● **Task directions**: Pictures are not part of the copy. Retype the lines from the first one through the line that contains "import pandas as pd".

● **Data segment**:
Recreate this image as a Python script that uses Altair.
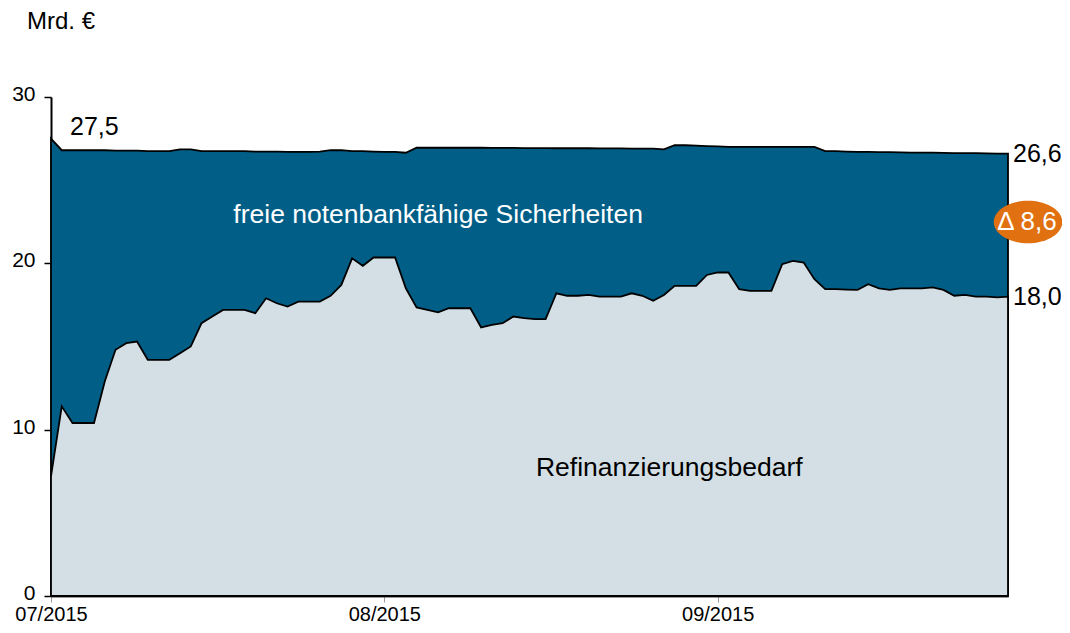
import altair as alt
import pandas as pd

# Daily values (Mrd. €), 1 Jul 2015 .. 28 Sep 2015
start_date = "2015-07-01"
total = [27.5, 26.8, 26.8, 26.8, 26.8, 26.8, 26.78, 26.78, 26.78, 26.75,
         26.75, 26.75, 26.85, 26.85, 26.75, 26.75, 26.75, 26.75, 26.75, 26.72,
         26.72, 26.72, 26.7, 26.7, 26.7, 26.72, 26.8, 26.8, 26.75, 26.75,
         26.72, 26.7, 26.7, 26.65, 26.95, 26.95, 26.95, 26.95, 26.95, 26.95,
         26.95, 26.94, 26.94, 26.94, 26.93, 26.93, 26.93, 26.92, 26.92, 26.92,
         26.92, 26.91, 26.91, 26.91, 26.9, 26.9, 26.9, 26.85, 27.1, 27.1,
         27.08, 27.05, 27.03, 27.0, 27.0, 27.0, 27.0, 27.0, 27.0, 27.0,
         27.0, 27.0, 26.75, 26.75, 26.72, 26.7, 26.7, 26.68, 26.68, 26.67,
         26.66, 26.65, 26.65, 26.64, 26.63, 26.62, 26.62, 26.61, 26.6, 26.6]
refinanzierung = [7.2, 11.4, 10.4, 10.4, 10.4, 12.9, 14.8, 15.2, 15.3, 14.2,
                  14.2, 14.2, 14.6, 15.0, 16.4, 16.8, 17.2, 17.2, 17.2, 17.0,
                  17.9, 17.6, 17.4, 17.7, 17.7, 17.7, 18.05, 18.7, 20.3, 19.85,
                  20.35, 20.35, 20.35, 18.5, 17.35, 17.2, 17.05, 17.3, 17.3, 17.3,
                  16.15, 16.3, 16.4, 16.8, 16.7, 16.65, 16.65, 18.2, 18.05, 18.05,
                  18.1, 18.0, 18.0, 18.0, 18.2, 18.05, 17.75, 18.1, 18.65, 18.65,
                  18.65, 19.3, 19.45, 19.45, 18.45, 18.35, 18.35, 18.35, 19.95, 20.15,
                  20.05, 19.05, 18.45, 18.45, 18.42, 18.4, 18.75, 18.5, 18.4, 18.5,
                  18.5, 18.5, 18.55, 18.4, 18.05, 18.1, 18.0, 18.0, 17.95, 18.0]

month_ticks = ["2015-07-01", "2015-08-01", "2015-09-01"]
y_ticks = [0, 10, 20, 30]

FONT = "Liberation Sans"
DARK = "#005e87"
LIGHT = "#d3dfe5"
ORANGE = "#e07010"

dates = pd.date_range(start_date, periods=len(total), freq="D").strftime("%Y-%m-%d").tolist()
df = pd.DataFrame({"date": dates, "total": total, "refi": refinanzierung})

def dt(s):
    y, m, d = (int(v) for v in s.split("-"))
    return alt.DateTime(year=y, month=m, date=d, utc=True)

xscale = alt.Scale(type="utc", domain=[dt(dates[0]), dt(dates[-1])], nice=False, padding=0)
yscale = alt.Scale(domain=[0, 30], nice=False)

xaxis = alt.Axis(values=[dt(s) for s in month_ticks], format="%m/%Y", title=None,
                 labelFont=FONT, labelFontSize=20, labelColor="black",
                 tickColor="#999999", tickSize=6, tickWidth=1, labelPadding=2,
                 domainColor="#333333", domainWidth=2, grid=False,
                 labelFlush=False, labelOverlap=False)
yaxis = alt.Axis(values=y_ticks, title=None, labelFont=FONT, labelFontSize=21,
                 labelColor="black", tickColor="black", tickSize=7, tickWidth=1.5,
                 labelPadding=9, labelOffset=-2.5, domainColor="black", domainWidth=2,
                 grid=False)

base = alt.Chart(df)

top_area = base.mark_area(color=DARK, stroke="black", strokeWidth=1.8, opacity=1).encode(
    x=alt.X("date:T", scale=xscale, axis=xaxis),
    y=alt.Y("total:Q", scale=yscale, axis=yaxis),
)
low_area = base.mark_area(color=LIGHT, stroke="black", strokeWidth=1.8, opacity=1).encode(
    x=alt.X("date:T", scale=xscale),
    y=alt.Y("refi:Q", scale=yscale),
)

first = df.iloc[[0]].assign(lbl="27,5")
last_total = df.iloc[[-1]].assign(lbl="26,6")
last_refi = df.iloc[[-1]].assign(lbl="18,0")
delta_val = total[-1] - refinanzierung[-1]
delta = pd.DataFrame({"date": [dates[-1]], "mid": [(total[-1] + refinanzierung[-1]) / 2],
                      "lbl": ["\u0394 " + f"{delta_val:.1f}".replace(".", ",")]})

lbl_first = alt.Chart(first).mark_text(font=FONT, fontSize=25, align="left", baseline="middle",
                                       dx=19, dy=-12, color="black").encode(
    x=alt.X("date:T", scale=xscale), y=alt.Y("total:Q", scale=yscale), text="lbl:N")
lbl_total = alt.Chart(last_total).mark_text(font=FONT, fontSize=25, align="left", baseline="middle",
                                            dx=5, dy=0, color="black").encode(
    x=alt.X("date:T", scale=xscale), y=alt.Y("total:Q", scale=yscale), text="lbl:N")
lbl_refi = alt.Chart(last_refi).mark_text(font=FONT, fontSize=25, align="left", baseline="middle",
                                          dx=5, dy=0, color="black").encode(
    x=alt.X("date:T", scale=xscale), y=alt.Y("refi:Q", scale=yscale), text="lbl:N")

ellipse_path = ("M 1 0 C 1 0.34 0.5523 0.62 0 0.62 C -0.5523 0.62 -1 0.34 -1 0 "
                "C -1 -0.34 -0.5523 -0.62 0 -0.62 C 0.5523 -0.62 1 -0.34 1 0 Z")
bubble = alt.Chart(delta).mark_point(shape=ellipse_path, filled=True, color=ORANGE, opacity=1,
                                     size=4700, xOffset=20, yOffset=-3).encode(
    x=alt.X("date:T", scale=xscale), y=alt.Y("mid:Q", scale=yscale))
bubble_txt = alt.Chart(delta).mark_text(font=FONT, fontSize=26, align="center", baseline="middle",
                                        dx=19, dy=-3, color="white").encode(
    x=alt.X("date:T", scale=xscale), y=alt.Y("mid:Q", scale=yscale), text="lbl:N")

area_labels = pd.DataFrame({
    "date": ["2015-08-06T00:00:00Z", "2015-08-27T12:00:00Z"],
    "val": [22.9, 7.7],
    "lbl": ["freie notenbankfähige Sicherheiten", "Refinanzierungsbedarf"],
    "col": ["white", "black"],
})
area_txt = alt.Chart(area_labels).mark_text(font=FONT, fontSize=26.5, align="center",
                                            baseline="middle").encode(
    x=alt.X("date:T", scale=xscale), y=alt.Y("val:Q", scale=yscale), text="lbl:N",
    color=alt.Color("col:N", scale=None))

unit = alt.Chart(pd.DataFrame({"lbl": ["Mrd. €"]})).mark_text(
    font=FONT, fontSize=24, align="left", baseline="middle", color="black").encode(
    x=alt.value(-24), y=alt.value(-75), text="lbl:N")

chart = alt.layer(top_area, low_area, lbl_first, lbl_total, lbl_refi, bubble, bubble_txt,
                  area_txt, unit).properties(
    width=957, height=499,
    background="white",
    autosize=alt.AutoSizeParams(type="none"),
    padding={"left": 43, "top": 89, "right": 54, "bottom": 28},
).configure_view(strokeWidth=0, stroke="transparent")

chart.save("out.html", embed_options={"renderer": "svg", "actions": False})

● **Exercise solution**:
Recreate this image as a Python script that uses Altair.
import altair as alt
import pandas as pd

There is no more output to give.